### COLLECTED DATA
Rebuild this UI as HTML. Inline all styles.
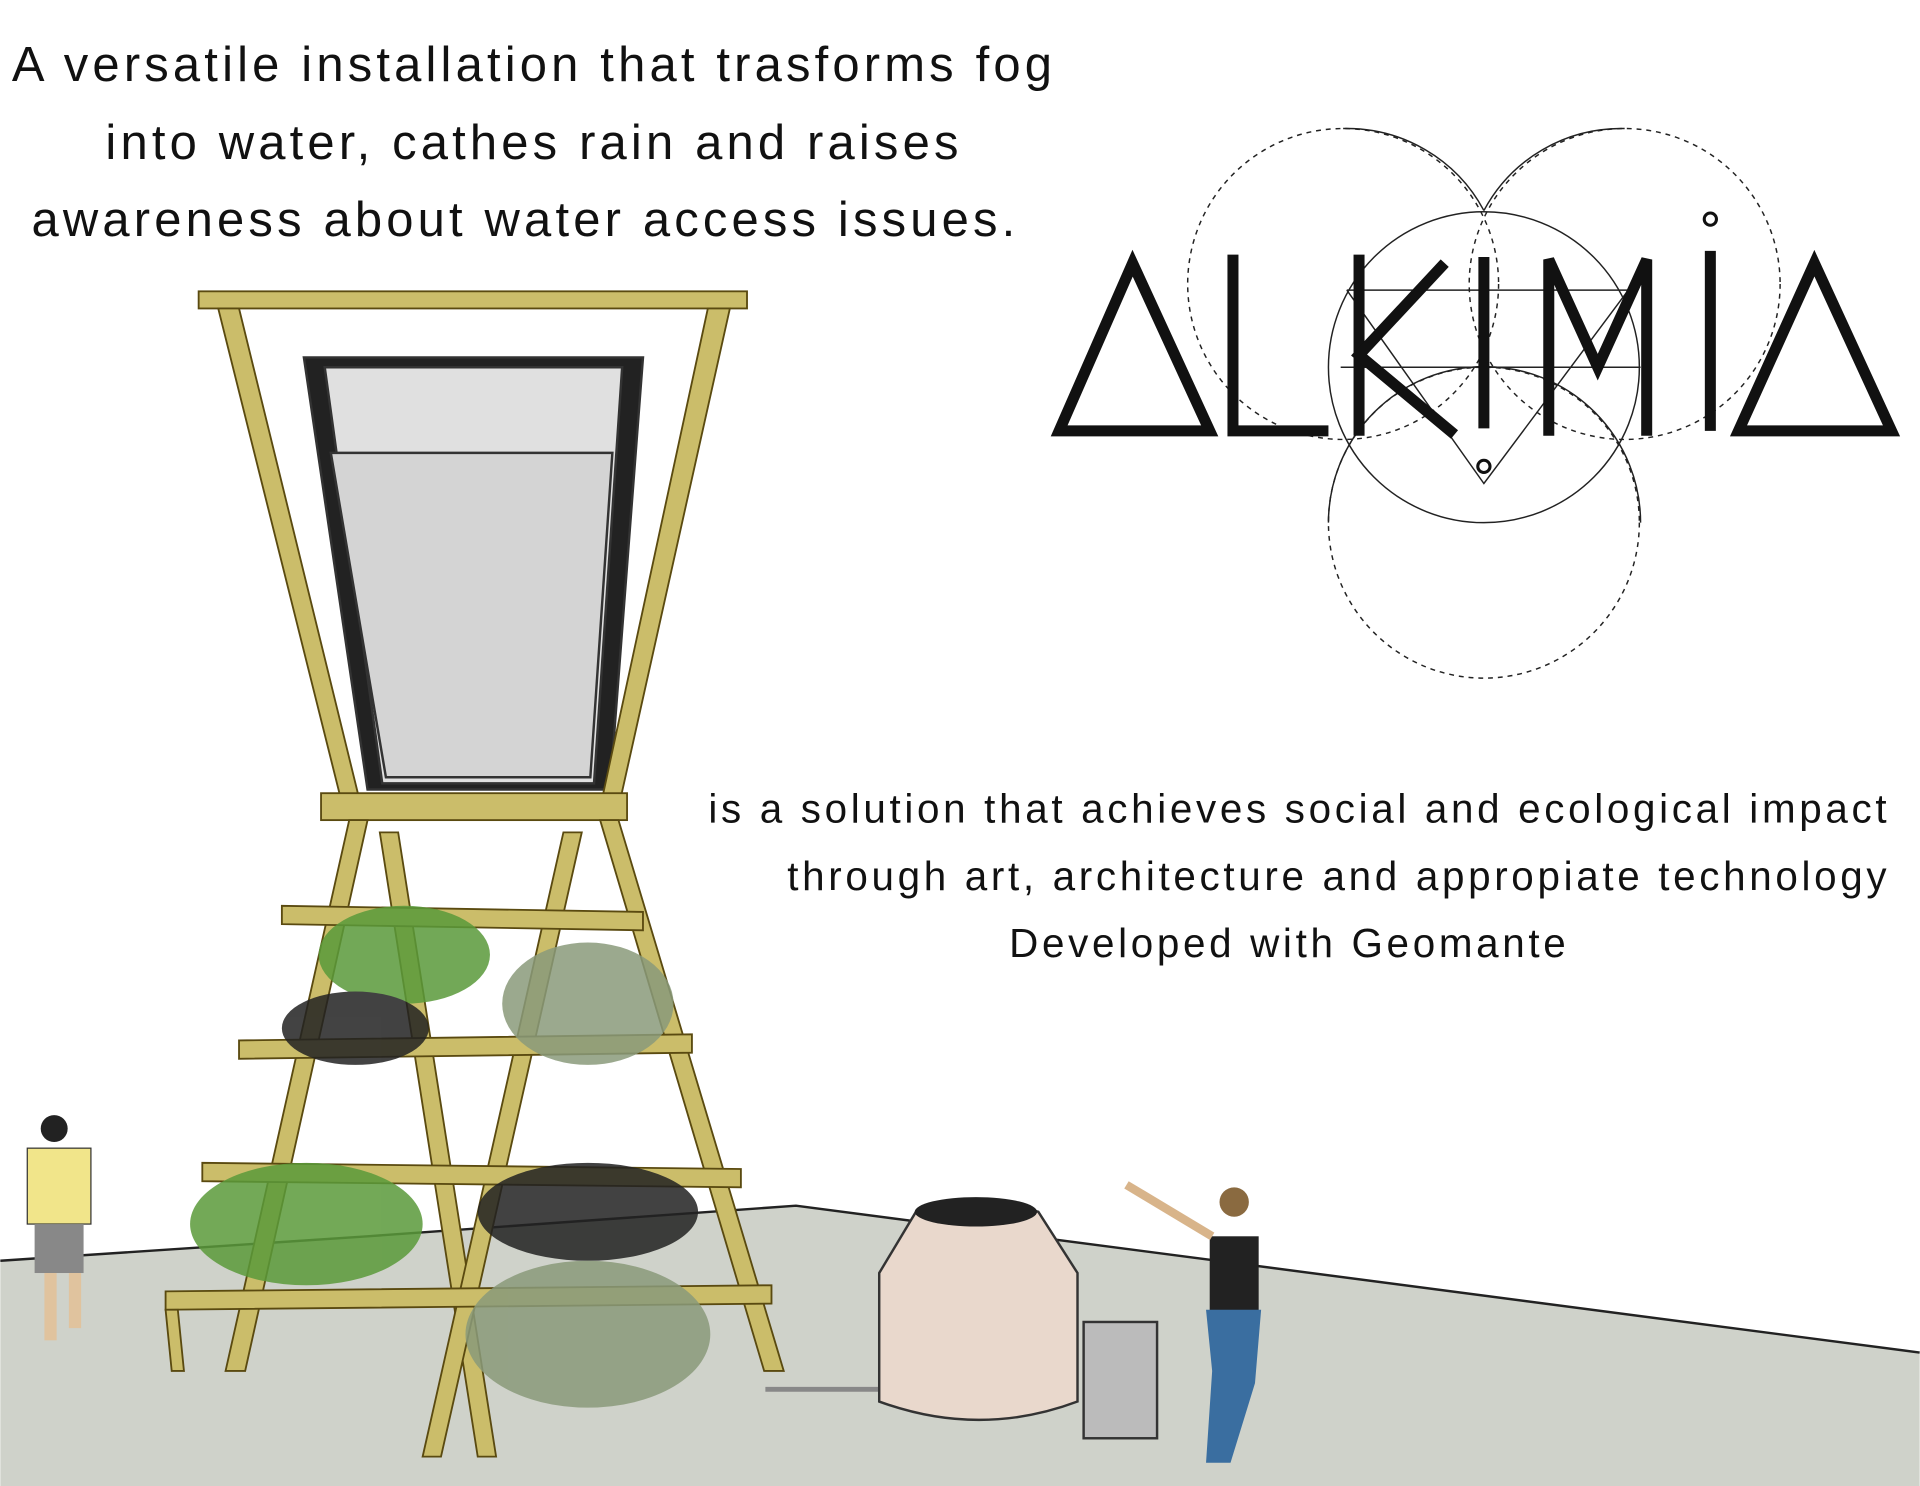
<!DOCTYPE html>
<html><head><meta charset="utf-8"><style>
html,body{margin:0;padding:0;background:#fff;}
svg{display:block;}
text{font-family:"Liberation Sans",sans-serif;fill:#111;}
</style></head><body>
<svg width="1920" height="1486" viewBox="0 0 1568 1214" xmlns="http://www.w3.org/2000/svg">
<rect width="1568" height="1214" fill="#fff"/>
<!-- ground -->
<polygon points="0,1030 300,1010 650,985 1568,1105 1568,1214 0,1214" fill="#cfd2ca"/>
<polyline points="0,1030 300,1010 650,985 1568,1105" fill="none" stroke="#222" stroke-width="2"/>
<!-- top text -->
<g font-size="40" text-anchor="middle" letter-spacing="3.4">
<text x="436" y="66">A versatile installation that trasforms fog</text>
<text x="436" y="130">into water, cathes rain and raises</text>
<text x="429" y="193">awareness about water access issues.</text>
</g>
<!-- logo circles -->
<g fill="none" stroke="#222" stroke-width="1.2">
<circle cx="1097" cy="232" r="127" stroke-dasharray="4 4"/>
<circle cx="1327" cy="232" r="127" stroke-dasharray="4 4"/>
<circle cx="1212" cy="427" r="127" stroke-dasharray="4 4"/>
<circle cx="1212" cy="300" r="127"/>
<path d="M1097,105 A127,127 0 0 1 1212,172"/>
<path d="M1327,105 A127,127 0 0 0 1212,172"/>
<path d="M1085,427 A127,127 0 0 1 1340,427"/>
<line x1="1100" y1="237" x2="1330" y2="237"/>
<line x1="1095" y1="300" x2="1340" y2="300"/>
<polyline points="1100,237 1212,395 1330,237"/>
</g>
<!-- logo letters -->
<g fill="none" stroke="#111" stroke-width="9" stroke-linejoin="miter">
<polygon points="925,215 865,352 988,352"/>
<polyline points="1007,208 1007,352 1085,352"/>
<line x1="1110" y1="208" x2="1110" y2="356"/>
<polyline points="1180,215 1110,290 1188,355"/>
<line x1="1212" y1="210" x2="1212" y2="350"/>
<polyline points="1265,356 1265,212 1305,300 1345,212 1345,356"/>
<line x1="1397" y1="205" x2="1397" y2="352"/>
<polygon points="1482,215 1420,352 1545,352"/>
</g>
<circle cx="1212" cy="381" r="5" fill="none" stroke="#111" stroke-width="2.5"/>
<circle cx="1397" cy="179" r="5" fill="none" stroke="#111" stroke-width="2.5"/>
<!-- middle text -->
<g font-size="33" text-anchor="end" letter-spacing="3">
<text x="1544" y="672">is a solution that achieves social and ecological impact</text>
<text x="1544" y="727">through art, architecture and appropiate technology</text>
</g>
<text x="1053" y="782" font-size="33" text-anchor="middle" letter-spacing="3">Developed with Geomante</text>
<!-- tower -->
<g stroke="#333" stroke-width="2">
<polygon points="248,292 525,292 498,645 300,645" fill="#222"/>
<polygon points="265,300 508,300 485,640 312,640" fill="#e0e0e0"/>
<polygon points="270,370 500,370 482,635 315,635" fill="#d4d4d4"/>
</g>
<g stroke="#5a4a10" stroke-width="1.5" fill="#cbbd6a">
<rect x="162" y="238" width="448" height="14"/>
<polygon points="178,252 195,252 295,660 280,660"/>
<polygon points="578,252 596,252 505,660 490,660"/>
<rect x="262" y="648" width="250" height="22"/>
<polygon points="285,670 300,670 200,1120 184,1120"/>
<polygon points="490,670 505,670 640,1120 624,1120"/>
<polygon points="310,680 325,680 405,1190 390,1190"/>
<polygon points="460,680 475,680 360,1190 345,1190"/>
<polygon points="230,740 525,745 525,760 230,755"/>
<polygon points="195,850 565,845 565,860 195,865"/>
<polygon points="165,950 605,955 605,970 165,965"/>
<polygon points="135,1055 630,1050 630,1065 135,1070"/>
<polygon points="135,1070 145,1070 150,1120 140,1120"/>
</g>
<g fill="#5a9a3a" opacity="0.85">
<ellipse cx="330" cy="780" rx="70" ry="40"/>
<ellipse cx="480" cy="820" rx="70" ry="50" fill="#8a9a7a"/>
<ellipse cx="290" cy="840" rx="60" ry="30" fill="#222"/>
<ellipse cx="250" cy="1000" rx="95" ry="50"/>
<ellipse cx="480" cy="990" rx="90" ry="40" fill="#222"/>
<ellipse cx="480" cy="1090" rx="100" ry="60" fill="#8a9a7a"/>
</g>
<!-- pipe -->
<polyline points="625,1135 720,1135" stroke="#888" stroke-width="4" fill="none"/>
<!-- tank -->
<path d="M748,990 Q797,975 848,990 L880,1040 L880,1145 Q800,1175 718,1145 L718,1040 Z" fill="#e9d8cc" stroke="#333" stroke-width="2"/>
<ellipse cx="797" cy="990" rx="50" ry="12" fill="#222"/>
<rect x="885" y="1080" width="60" height="95" fill="#bbb" stroke="#333" stroke-width="2"/>
<!-- people -->
<g fill="#222">
<circle cx="44" cy="922" r="11"/>
<rect x="22" y="938" width="52" height="62" fill="#f1e58a" stroke="#333"/>
<rect x="28" y="1000" width="40" height="40" fill="#888"/>
<rect x="36" y="1040" width="10" height="55" fill="#e0c39e"/>
<rect x="56" y="1040" width="10" height="45" fill="#e0c39e"/>
<circle cx="1008" cy="982" r="12" fill="#8a6a40"/>
<rect x="988" y="1010" width="40" height="62"/>
<polygon points="985,1070 1030,1070 1025,1130 1005,1195 985,1195 990,1120" fill="#3a6ea0"/>
<line x1="990" y1="1010" x2="920" y2="968" stroke="#d8b48a" stroke-width="7"/>
</g>
</svg>
</body></html>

### SET TASK
Print each line of the material above exactly, with the pictures removed from your copy.

### PROBLEM SOLUTION
Rebuild this UI as HTML. Inline all styles.
<!DOCTYPE html>
<html><head><meta charset="utf-8"><style>
html,body{margin:0;padding:0;background:#fff;}
svg{display:block;}
text{font-family:"Liberation Sans",sans-serif;fill:#111;}
</style></head><body>
<svg width="1920" height="1486" viewBox="0 0 1568 1214" xmlns="http://www.w3.org/2000/svg">
<rect width="1568" height="1214" fill="#fff"/>
<!-- ground -->
<polygon points="0,1030 300,1010 650,985 1568,1105 1568,1214 0,1214" fill="#cfd2ca"/>
<polyline points="0,1030 300,1010 650,985 1568,1105" fill="none" stroke="#222" stroke-width="2"/>
<!-- top text -->
<g font-size="40" text-anchor="middle" letter-spacing="3.4">
<text x="436" y="66">A versatile installation that trasforms fog</text>
<text x="436" y="130">into water, cathes rain and raises</text>
<text x="429" y="193">awareness about water access issues.</text>
</g>
<!-- logo circles -->
<g fill="none" stroke="#222" stroke-width="1.2">
<circle cx="1097" cy="232" r="127" stroke-dasharray="4 4"/>
<circle cx="1327" cy="232" r="127" stroke-dasharray="4 4"/>
<circle cx="1212" cy="427" r="127" stroke-dasharray="4 4"/>
<circle cx="1212" cy="300" r="127"/>
<path d="M1097,105 A127,127 0 0 1 1212,172"/>
<path d="M1327,105 A127,127 0 0 0 1212,172"/>
<path d="M1085,427 A127,127 0 0 1 1340,427"/>
<line x1="1100" y1="237" x2="1330" y2="237"/>
<line x1="1095" y1="300" x2="1340" y2="300"/>
<polyline points="1100,237 1212,395 1330,237"/>
</g>
<!-- logo letters -->
<g fill="none" stroke="#111" stroke-width="9" stroke-linejoin="miter">
<polygon points="925,215 865,352 988,352"/>
<polyline points="1007,208 1007,352 1085,352"/>
<line x1="1110" y1="208" x2="1110" y2="356"/>
<polyline points="1180,215 1110,290 1188,355"/>
<line x1="1212" y1="210" x2="1212" y2="350"/>
<polyline points="1265,356 1265,212 1305,300 1345,212 1345,356"/>
<line x1="1397" y1="205" x2="1397" y2="352"/>
<polygon points="1482,215 1420,352 1545,352"/>
</g>
<circle cx="1212" cy="381" r="5" fill="none" stroke="#111" stroke-width="2.5"/>
<circle cx="1397" cy="179" r="5" fill="none" stroke="#111" stroke-width="2.5"/>
<!-- middle text -->
<g font-size="33" text-anchor="end" letter-spacing="3">
<text x="1544" y="672">is a solution that achieves social and ecological impact</text>
<text x="1544" y="727">through art, architecture and appropiate technology</text>
</g>
<text x="1053" y="782" font-size="33" text-anchor="middle" letter-spacing="3">Developed with Geomante</text>
<!-- tower -->
<g stroke="#333" stroke-width="2">
<polygon points="248,292 525,292 498,645 300,645" fill="#222"/>
<polygon points="265,300 508,300 485,640 312,640" fill="#e0e0e0"/>
<polygon points="270,370 500,370 482,635 315,635" fill="#d4d4d4"/>
</g>
<g stroke="#5a4a10" stroke-width="1.5" fill="#cbbd6a">
<rect x="162" y="238" width="448" height="14"/>
<polygon points="178,252 195,252 295,660 280,660"/>
<polygon points="578,252 596,252 505,660 490,660"/>
<rect x="262" y="648" width="250" height="22"/>
<polygon points="285,670 300,670 200,1120 184,1120"/>
<polygon points="490,670 505,670 640,1120 624,1120"/>
<polygon points="310,680 325,680 405,1190 390,1190"/>
<polygon points="460,680 475,680 360,1190 345,1190"/>
<polygon points="230,740 525,745 525,760 230,755"/>
<polygon points="195,850 565,845 565,860 195,865"/>
<polygon points="165,950 605,955 605,970 165,965"/>
<polygon points="135,1055 630,1050 630,1065 135,1070"/>
<polygon points="135,1070 145,1070 150,1120 140,1120"/>
</g>
<g fill="#5a9a3a" opacity="0.85">
<ellipse cx="330" cy="780" rx="70" ry="40"/>
<ellipse cx="480" cy="820" rx="70" ry="50" fill="#8a9a7a"/>
<ellipse cx="290" cy="840" rx="60" ry="30" fill="#222"/>
<ellipse cx="250" cy="1000" rx="95" ry="50"/>
<ellipse cx="480" cy="990" rx="90" ry="40" fill="#222"/>
<ellipse cx="480" cy="1090" rx="100" ry="60" fill="#8a9a7a"/>
</g>
<!-- pipe -->
<polyline points="625,1135 720,1135" stroke="#888" stroke-width="4" fill="none"/>
<!-- tank -->
<path d="M748,990 Q797,975 848,990 L880,1040 L880,1145 Q800,1175 718,1145 L718,1040 Z" fill="#e9d8cc" stroke="#333" stroke-width="2"/>
<ellipse cx="797" cy="990" rx="50" ry="12" fill="#222"/>
<rect x="885" y="1080" width="60" height="95" fill="#bbb" stroke="#333" stroke-width="2"/>
<!-- people -->
<g fill="#222">
<circle cx="44" cy="922" r="11"/>
<rect x="22" y="938" width="52" height="62" fill="#f1e58a" stroke="#333"/>
<rect x="28" y="1000" width="40" height="40" fill="#888"/>
<rect x="36" y="1040" width="10" height="55" fill="#e0c39e"/>
<rect x="56" y="1040" width="10" height="45" fill="#e0c39e"/>
<circle cx="1008" cy="982" r="12" fill="#8a6a40"/>
<rect x="988" y="1010" width="40" height="62"/>
<polygon points="985,1070 1030,1070 1025,1130 1005,1195 985,1195 990,1120" fill="#3a6ea0"/>
<line x1="990" y1="1010" x2="920" y2="968" stroke="#d8b48a" stroke-width="7"/>
</g>
</svg>
</body></html>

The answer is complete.